**ENTRIES SHOWN**

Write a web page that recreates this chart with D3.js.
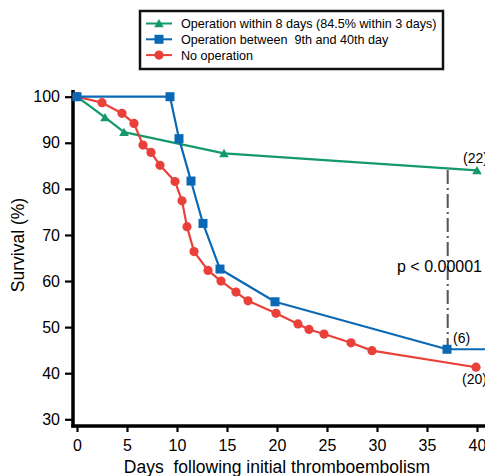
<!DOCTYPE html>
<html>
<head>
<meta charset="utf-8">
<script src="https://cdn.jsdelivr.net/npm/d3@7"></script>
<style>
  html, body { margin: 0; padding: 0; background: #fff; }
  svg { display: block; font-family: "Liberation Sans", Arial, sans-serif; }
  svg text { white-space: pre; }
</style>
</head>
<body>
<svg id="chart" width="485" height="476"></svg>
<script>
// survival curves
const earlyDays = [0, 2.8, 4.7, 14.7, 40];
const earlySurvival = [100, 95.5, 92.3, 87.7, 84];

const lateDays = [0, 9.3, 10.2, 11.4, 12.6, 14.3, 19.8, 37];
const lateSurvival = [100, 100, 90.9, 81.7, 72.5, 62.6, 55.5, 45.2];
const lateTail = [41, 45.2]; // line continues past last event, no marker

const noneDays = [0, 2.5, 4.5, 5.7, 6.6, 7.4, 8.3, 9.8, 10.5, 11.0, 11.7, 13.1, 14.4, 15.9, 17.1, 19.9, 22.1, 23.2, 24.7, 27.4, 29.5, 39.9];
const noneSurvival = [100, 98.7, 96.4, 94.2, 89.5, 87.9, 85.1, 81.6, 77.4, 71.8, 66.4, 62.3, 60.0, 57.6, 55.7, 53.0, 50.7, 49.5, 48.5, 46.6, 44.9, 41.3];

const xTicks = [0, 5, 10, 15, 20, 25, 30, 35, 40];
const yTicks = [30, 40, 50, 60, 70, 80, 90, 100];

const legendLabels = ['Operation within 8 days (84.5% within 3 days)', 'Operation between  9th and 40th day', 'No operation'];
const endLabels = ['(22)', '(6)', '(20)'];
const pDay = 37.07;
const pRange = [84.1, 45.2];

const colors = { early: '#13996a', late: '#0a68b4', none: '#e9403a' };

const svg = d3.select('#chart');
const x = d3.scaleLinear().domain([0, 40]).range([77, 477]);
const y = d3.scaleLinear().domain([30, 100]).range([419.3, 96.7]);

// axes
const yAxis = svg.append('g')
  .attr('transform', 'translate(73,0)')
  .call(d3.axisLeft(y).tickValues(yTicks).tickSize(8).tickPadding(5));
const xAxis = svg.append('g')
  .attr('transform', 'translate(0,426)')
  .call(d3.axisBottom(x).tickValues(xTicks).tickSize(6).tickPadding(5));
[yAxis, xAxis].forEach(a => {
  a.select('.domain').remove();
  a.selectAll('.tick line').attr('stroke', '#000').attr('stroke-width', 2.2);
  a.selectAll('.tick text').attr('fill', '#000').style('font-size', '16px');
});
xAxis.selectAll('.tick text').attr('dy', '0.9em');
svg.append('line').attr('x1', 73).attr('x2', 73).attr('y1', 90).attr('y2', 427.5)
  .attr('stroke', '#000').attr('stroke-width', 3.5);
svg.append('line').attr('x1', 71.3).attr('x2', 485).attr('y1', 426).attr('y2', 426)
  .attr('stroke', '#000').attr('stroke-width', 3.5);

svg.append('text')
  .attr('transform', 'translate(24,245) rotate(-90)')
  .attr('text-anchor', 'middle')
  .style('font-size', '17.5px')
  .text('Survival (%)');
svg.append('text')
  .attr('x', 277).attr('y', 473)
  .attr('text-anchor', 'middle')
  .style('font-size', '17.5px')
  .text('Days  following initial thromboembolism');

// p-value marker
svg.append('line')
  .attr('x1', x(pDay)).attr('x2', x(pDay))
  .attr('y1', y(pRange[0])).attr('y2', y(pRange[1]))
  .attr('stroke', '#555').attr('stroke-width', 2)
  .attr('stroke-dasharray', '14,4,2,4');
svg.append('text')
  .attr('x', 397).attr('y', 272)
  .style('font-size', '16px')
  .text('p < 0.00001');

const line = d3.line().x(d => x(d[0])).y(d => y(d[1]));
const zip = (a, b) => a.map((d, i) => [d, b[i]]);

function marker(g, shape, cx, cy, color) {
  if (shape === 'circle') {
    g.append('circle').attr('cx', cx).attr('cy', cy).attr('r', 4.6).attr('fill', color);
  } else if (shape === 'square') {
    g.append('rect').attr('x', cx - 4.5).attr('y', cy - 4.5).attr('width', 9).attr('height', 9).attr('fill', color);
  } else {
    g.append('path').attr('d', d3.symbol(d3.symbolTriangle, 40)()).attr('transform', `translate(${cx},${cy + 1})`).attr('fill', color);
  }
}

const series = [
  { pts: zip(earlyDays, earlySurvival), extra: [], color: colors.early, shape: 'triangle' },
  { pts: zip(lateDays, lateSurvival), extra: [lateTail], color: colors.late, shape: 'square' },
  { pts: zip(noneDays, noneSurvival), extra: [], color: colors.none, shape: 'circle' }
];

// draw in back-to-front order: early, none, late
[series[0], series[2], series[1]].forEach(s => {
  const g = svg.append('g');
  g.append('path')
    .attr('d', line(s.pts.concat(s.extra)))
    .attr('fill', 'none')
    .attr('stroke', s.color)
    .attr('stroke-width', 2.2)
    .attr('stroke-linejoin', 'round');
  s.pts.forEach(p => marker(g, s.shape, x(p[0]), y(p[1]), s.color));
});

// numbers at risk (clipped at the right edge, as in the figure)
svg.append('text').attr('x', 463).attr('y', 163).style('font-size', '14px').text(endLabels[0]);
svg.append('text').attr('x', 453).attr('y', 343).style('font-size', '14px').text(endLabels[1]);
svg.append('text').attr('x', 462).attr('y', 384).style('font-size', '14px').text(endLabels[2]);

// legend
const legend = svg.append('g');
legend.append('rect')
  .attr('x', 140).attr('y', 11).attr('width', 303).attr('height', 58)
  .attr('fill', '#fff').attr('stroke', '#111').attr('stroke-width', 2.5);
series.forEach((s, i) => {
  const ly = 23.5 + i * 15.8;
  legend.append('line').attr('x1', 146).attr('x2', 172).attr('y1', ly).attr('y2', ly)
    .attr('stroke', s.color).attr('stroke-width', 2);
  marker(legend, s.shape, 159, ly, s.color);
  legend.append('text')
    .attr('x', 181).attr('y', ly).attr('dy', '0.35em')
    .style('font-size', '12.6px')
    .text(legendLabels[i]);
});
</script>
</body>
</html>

--

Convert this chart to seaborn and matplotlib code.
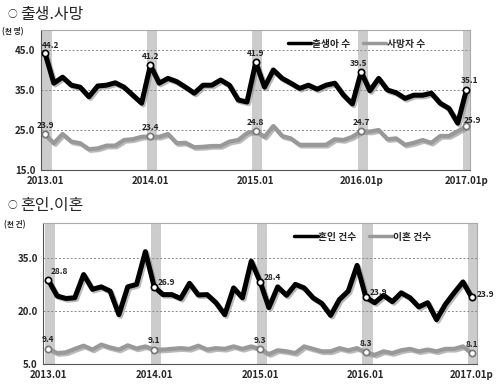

...

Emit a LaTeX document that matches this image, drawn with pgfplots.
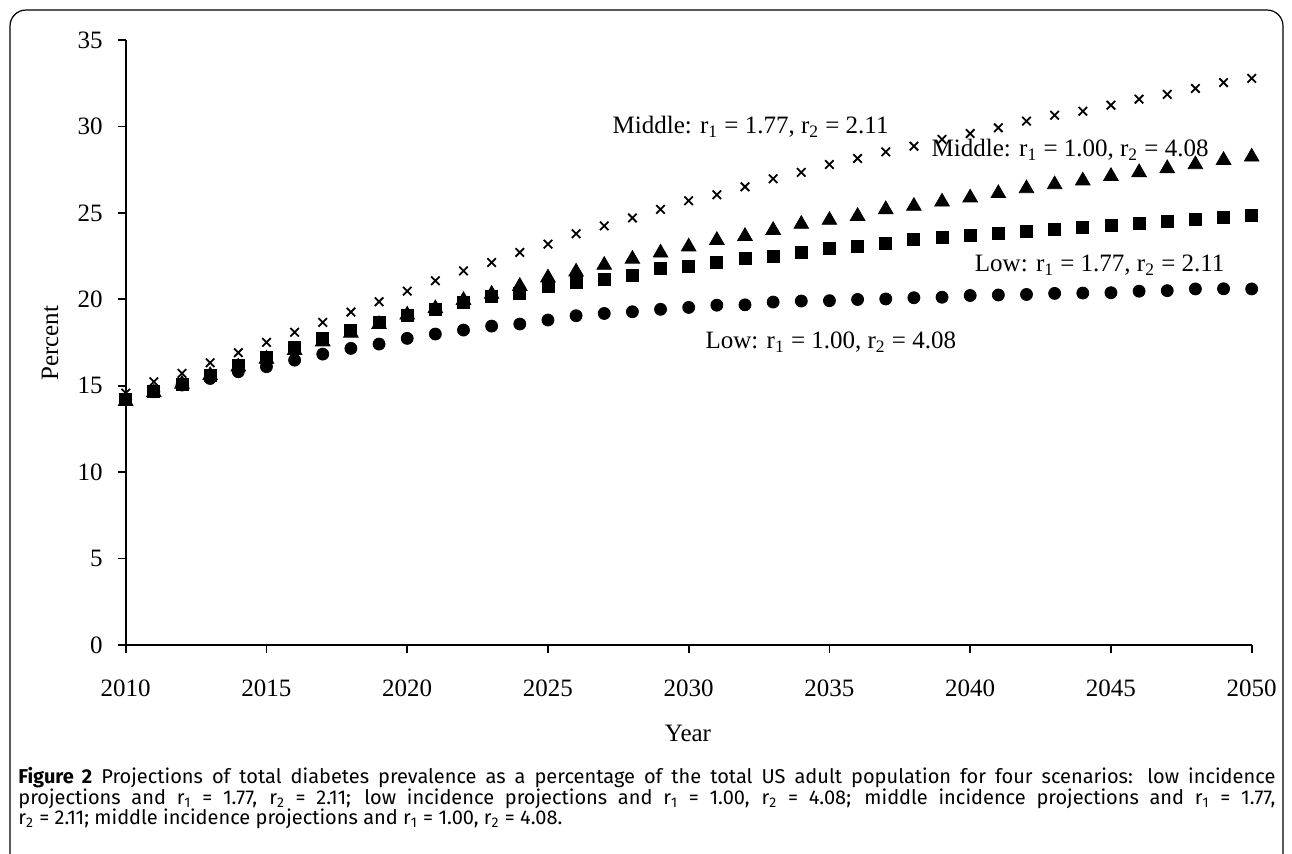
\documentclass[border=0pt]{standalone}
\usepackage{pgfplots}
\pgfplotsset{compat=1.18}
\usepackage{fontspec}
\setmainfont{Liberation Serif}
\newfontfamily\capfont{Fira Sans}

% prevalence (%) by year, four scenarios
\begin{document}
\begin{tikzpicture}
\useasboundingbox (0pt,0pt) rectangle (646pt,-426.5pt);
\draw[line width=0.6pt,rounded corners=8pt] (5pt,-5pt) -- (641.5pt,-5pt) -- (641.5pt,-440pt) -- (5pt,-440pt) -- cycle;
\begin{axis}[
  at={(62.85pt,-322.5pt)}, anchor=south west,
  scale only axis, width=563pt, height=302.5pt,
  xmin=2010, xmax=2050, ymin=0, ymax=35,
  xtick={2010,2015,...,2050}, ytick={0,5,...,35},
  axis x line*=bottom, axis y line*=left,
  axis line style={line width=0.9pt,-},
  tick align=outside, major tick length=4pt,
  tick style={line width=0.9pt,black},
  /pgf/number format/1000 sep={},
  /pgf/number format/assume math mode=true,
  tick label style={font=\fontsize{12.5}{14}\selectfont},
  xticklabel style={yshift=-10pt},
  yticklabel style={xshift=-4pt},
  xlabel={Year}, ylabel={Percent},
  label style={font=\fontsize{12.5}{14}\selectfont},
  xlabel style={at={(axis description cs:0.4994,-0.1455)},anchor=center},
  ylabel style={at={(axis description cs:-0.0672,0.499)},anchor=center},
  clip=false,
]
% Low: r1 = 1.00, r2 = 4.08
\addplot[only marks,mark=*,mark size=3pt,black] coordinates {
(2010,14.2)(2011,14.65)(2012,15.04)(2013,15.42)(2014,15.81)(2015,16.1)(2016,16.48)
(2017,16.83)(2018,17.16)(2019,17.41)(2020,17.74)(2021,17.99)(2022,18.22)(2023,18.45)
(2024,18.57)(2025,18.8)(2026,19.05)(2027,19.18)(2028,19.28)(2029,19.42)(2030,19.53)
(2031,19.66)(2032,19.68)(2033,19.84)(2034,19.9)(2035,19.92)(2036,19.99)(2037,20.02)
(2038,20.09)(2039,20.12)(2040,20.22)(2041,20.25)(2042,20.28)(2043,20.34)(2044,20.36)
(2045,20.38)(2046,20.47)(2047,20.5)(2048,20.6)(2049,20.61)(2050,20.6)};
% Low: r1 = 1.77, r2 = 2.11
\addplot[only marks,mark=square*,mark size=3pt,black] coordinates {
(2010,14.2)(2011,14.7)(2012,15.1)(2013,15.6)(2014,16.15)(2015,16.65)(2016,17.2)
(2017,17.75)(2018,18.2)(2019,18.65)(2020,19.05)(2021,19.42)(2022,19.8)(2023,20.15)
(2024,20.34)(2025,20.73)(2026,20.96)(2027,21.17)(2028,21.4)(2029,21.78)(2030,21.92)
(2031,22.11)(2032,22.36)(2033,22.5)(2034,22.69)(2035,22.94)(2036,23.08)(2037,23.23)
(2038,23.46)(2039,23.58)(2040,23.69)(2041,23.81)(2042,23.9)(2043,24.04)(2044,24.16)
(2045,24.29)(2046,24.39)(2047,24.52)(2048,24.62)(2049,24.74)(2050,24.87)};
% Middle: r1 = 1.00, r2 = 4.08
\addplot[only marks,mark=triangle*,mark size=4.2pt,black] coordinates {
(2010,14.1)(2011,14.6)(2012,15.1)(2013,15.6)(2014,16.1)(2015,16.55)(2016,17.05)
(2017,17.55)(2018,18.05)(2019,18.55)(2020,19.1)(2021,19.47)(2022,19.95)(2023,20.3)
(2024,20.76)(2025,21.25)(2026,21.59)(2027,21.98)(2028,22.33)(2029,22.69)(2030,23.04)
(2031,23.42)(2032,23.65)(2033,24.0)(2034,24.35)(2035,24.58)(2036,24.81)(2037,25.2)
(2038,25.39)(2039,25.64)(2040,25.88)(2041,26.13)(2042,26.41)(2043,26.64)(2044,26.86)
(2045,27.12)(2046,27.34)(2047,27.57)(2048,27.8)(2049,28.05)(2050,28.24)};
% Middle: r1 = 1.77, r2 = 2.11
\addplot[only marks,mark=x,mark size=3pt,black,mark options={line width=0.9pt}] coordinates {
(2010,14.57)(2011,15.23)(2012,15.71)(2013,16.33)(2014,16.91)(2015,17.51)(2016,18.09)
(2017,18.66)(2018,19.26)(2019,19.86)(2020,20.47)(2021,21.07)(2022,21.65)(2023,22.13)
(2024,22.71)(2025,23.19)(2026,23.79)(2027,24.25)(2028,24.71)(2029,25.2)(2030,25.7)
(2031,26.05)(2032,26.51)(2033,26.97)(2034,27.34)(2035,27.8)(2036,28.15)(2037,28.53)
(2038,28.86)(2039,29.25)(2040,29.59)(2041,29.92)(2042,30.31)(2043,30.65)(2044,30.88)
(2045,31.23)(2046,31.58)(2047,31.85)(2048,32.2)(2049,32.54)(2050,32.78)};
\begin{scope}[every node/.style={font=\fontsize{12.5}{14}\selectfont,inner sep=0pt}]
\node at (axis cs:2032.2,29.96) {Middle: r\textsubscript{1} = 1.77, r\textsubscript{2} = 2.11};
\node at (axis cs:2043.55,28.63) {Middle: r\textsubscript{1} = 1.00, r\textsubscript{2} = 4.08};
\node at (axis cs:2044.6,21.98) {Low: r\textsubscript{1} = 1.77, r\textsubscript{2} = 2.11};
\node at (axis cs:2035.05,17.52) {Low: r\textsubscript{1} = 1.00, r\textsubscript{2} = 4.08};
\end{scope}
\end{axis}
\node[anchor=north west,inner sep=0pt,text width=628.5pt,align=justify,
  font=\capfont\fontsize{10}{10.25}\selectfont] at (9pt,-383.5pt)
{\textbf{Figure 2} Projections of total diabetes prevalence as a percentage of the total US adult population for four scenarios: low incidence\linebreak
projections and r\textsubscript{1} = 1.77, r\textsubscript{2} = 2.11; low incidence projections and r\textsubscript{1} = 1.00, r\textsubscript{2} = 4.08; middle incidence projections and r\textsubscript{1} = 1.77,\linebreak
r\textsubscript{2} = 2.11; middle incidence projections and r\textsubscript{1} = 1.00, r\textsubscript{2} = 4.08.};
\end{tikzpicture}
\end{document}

**EXERCISE DESCRIPTION**
Go to the line that contains "Write a web" and copy from there down to the line that contains "late: '#0a68b4', none: '#e9403a'", with both lines included. Pass over the pictures.

**OUTPUT OF THE TASK**
Write a web page that recreates this chart with D3.js.
<!DOCTYPE html>
<html>
<head>
<meta charset="utf-8">
<script src="https://cdn.jsdelivr.net/npm/d3@7"></script>
<style>
  html, body { margin: 0; padding: 0; background: #fff; }
  svg { display: block; font-family: "Liberation Sans", Arial, sans-serif; }
  svg text { white-space: pre; }
</style>
</head>
<body>
<svg id="chart" width="485" height="476"></svg>
<script>
// survival curves
const earlyDays = [0, 2.8, 4.7, 14.7, 40];
const earlySurvival = [100, 95.5, 92.3, 87.7, 84];

const lateDays = [0, 9.3, 10.2, 11.4, 12.6, 14.3, 19.8, 37];
const lateSurvival = [100, 100, 90.9, 81.7, 72.5, 62.6, 55.5, 45.2];
const lateTail = [41, 45.2]; // line continues past last event, no marker

const noneDays = [0, 2.5, 4.5, 5.7, 6.6, 7.4, 8.3, 9.8, 10.5, 11.0, 11.7, 13.1, 14.4, 15.9, 17.1, 19.9, 22.1, 23.2, 24.7, 27.4, 29.5, 39.9];
const noneSurvival = [100, 98.7, 96.4, 94.2, 89.5, 87.9, 85.1, 81.6, 77.4, 71.8, 66.4, 62.3, 60.0, 57.6, 55.7, 53.0, 50.7, 49.5, 48.5, 46.6, 44.9, 41.3];

const xTicks = [0, 5, 10, 15, 20, 25, 30, 35, 40];
const yTicks = [30, 40, 50, 60, 70, 80, 90, 100];

const legendLabels = ['Operation within 8 days (84.5% within 3 days)', 'Operation between  9th and 40th day', 'No operation'];
const endLabels = ['(22)', '(6)', '(20)'];
const pDay = 37.07;
const pRange = [84.1, 45.2];

const colors = { early: '#13996a', late: '#0a68b4', none: '#e9403a' };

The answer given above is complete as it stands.